The band was a three-piece for many years, with friends helping here and there to play shows. Finally, they settled on a lineup of Jonathan Messenger (vocals, guitar), Christopher Sanchez (bass), George Rodriguez (keyboard) and David Cooper (drums).
Messenger, Sanchez and Rodriguez were called The Tuning Room for about four years until Messenger decided on Snake! Snake! Snakes! Sanchez added the exclamation points. DPJ talked to Sanchez about snakes, music and Phoenix.
“We’re not into snakes or anything like that,” Sanchez says, putting an end to any speculation.
As the band was starting to craft its first songs, they were having just one problem: finding a drummer. Every time they did find one, they would throw away their songs and start all over again.
“We went through at least eight drummers before we found David,” Sanchez recalls. Cooper was the guy next door who became a bandmate.

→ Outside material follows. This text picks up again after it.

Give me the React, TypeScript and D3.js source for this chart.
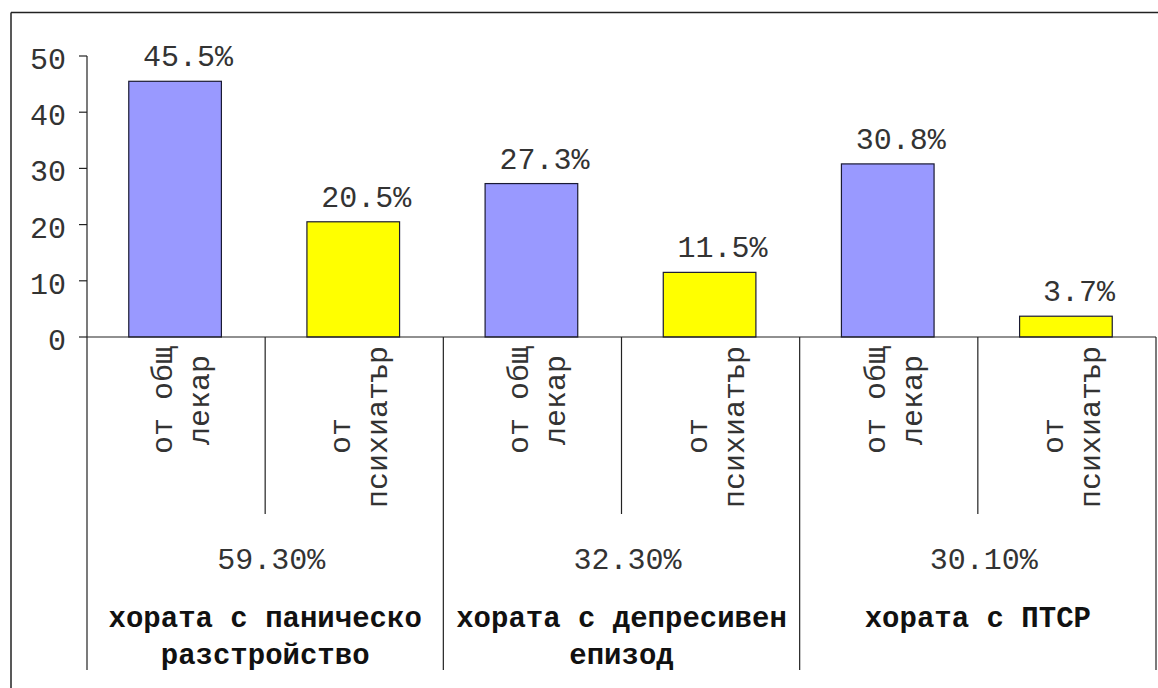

“People are starting to dig us a lot more,” Sanchez says after playing regularly for some time.
They were recently on Radio Phoenix, but they’re still new to the idea of getting interviewed and being in the limelight. However, through the power of the Internet, fans have popped up in New York, Hawaii and even Canada.
Their self-titled EP has five old but rearranged songs on it and one that was written only three days prior to recording.
“We ended up liking it so much that we recorded it,” Sanchez says.
Before recording, the band had “never made a real, legit CD,” but had some bedroom recordings, so spending time in a studio was something new.
“We actually recorded this in March,” Sanchez says of the EP. “We’re big-time slackers. It was supposed to come out in June, then July, and now August.”
If you’re too anxious to wait until next Wednesday for the physical copy, you could buy it off iTunes right now, but you should wait for the real deal, because Messenger’s album artwork gives it a better touch than the digital copy.
SSS is planning a tour later on this year, but things aren’t set in stone.
“We want to get on the road real bad,” Sanchez says eagerly.
They band’s goals right now are touring and eventually recording a full-length album, but they have something even bigger they want to check off their bucket list.
“Our big dream and our big goal is to play the Conan O’ Brien show,” Sanchez says. By the time O’Brien’s late-night show debuts on TBS this fall, they may be ready. But if you don’t want to wait until then, why don’t you join me at the show next Wednesday?
The Snake! Snake! Snakes! EP release show is Wednesday, August 11 at the Rhythm Room, with Phoenix locals Gospel Claws, Dust Jacket and Ladylike also on the bill. Tickets are $8, available online here. The Rhythm Room is located at 1019 E. Indian School Rd. in Midtown.